• What the exercise asks:
Output an exact reproduction of the data.

• Raw records:
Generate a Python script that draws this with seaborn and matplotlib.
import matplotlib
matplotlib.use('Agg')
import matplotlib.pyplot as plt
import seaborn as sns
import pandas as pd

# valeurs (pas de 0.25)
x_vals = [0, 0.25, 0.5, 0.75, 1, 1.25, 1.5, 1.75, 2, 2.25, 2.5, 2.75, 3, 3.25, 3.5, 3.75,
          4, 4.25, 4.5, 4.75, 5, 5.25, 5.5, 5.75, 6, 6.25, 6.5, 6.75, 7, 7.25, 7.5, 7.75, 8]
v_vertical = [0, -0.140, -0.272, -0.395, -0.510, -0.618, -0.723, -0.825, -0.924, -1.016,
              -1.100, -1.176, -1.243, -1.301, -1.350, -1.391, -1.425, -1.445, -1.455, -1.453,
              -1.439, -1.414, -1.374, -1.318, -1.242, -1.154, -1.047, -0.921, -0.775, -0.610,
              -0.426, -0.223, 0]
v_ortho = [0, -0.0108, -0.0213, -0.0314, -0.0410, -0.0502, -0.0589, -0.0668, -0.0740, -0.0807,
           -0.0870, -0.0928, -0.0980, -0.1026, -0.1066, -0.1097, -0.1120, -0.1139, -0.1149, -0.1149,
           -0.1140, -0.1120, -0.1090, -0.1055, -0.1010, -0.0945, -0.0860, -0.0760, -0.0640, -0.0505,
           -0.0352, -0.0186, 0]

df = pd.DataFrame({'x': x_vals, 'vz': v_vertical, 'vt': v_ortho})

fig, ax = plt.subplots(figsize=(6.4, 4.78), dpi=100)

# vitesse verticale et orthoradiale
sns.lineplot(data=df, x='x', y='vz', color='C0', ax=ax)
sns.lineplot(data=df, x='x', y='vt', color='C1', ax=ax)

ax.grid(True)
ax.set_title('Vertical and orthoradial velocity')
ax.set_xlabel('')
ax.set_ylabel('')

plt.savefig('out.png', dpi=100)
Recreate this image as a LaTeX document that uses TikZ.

• Written solution:
Generate a Python script that draws this with seaborn and matplotlib.
import matplotlib
matplotlib.use('Agg')
import matplotlib.pyplot as plt
import seaborn as sns
import pandas as pd

# valeurs (pas de 0.25)
x_vals = [0, 0.25, 0.5, 0.75, 1, 1.25, 1.5, 1.75, 2, 2.25, 2.5, 2.75, 3, 3.25, 3.5, 3.75,
          4, 4.25, 4.5, 4.75, 5, 5.25, 5.5, 5.75, 6, 6.25, 6.5, 6.75, 7, 7.25, 7.5, 7.75, 8]
v_vertical = [0, -0.140, -0.272, -0.395, -0.510, -0.618, -0.723, -0.825, -0.924, -1.016,
              -1.100, -1.176, -1.243, -1.301, -1.350, -1.391, -1.425, -1.445, -1.455, -1.453,
              -1.439, -1.414, -1.374, -1.318, -1.242, -1.154, -1.047, -0.921, -0.775, -0.610,
              -0.426, -0.223, 0]
v_ortho = [0, -0.0108, -0.0213, -0.0314, -0.0410, -0.0502, -0.0589, -0.0668, -0.0740, -0.0807,
           -0.0870, -0.0928, -0.0980, -0.1026, -0.1066, -0.1097, -0.1120, -0.1139, -0.1149, -0.1149,
           -0.1140, -0.1120, -0.1090, -0.1055, -0.1010, -0.0945, -0.0860, -0.0760, -0.0640, -0.0505,
           -0.0352, -0.0186, 0]

df = pd.DataFrame({'x': x_vals, 'vz': v_vertical, 'vt': v_ortho})

fig, ax = plt.subplots(figsize=(6.4, 4.78), dpi=100)

# vitesse verticale et orthoradiale
sns.lineplot(data=df, x='x', y='vz', color='C0', ax=ax)
sns.lineplot(data=df, x='x', y='vt', color='C1', ax=ax)

ax.grid(True)
ax.set_title('Vertical and orthoradial velocity')
ax.set_xlabel('')
ax.set_ylabel('')

plt.savefig('out.png', dpi=100)
Recreate this image as a LaTeX document that uses TikZ.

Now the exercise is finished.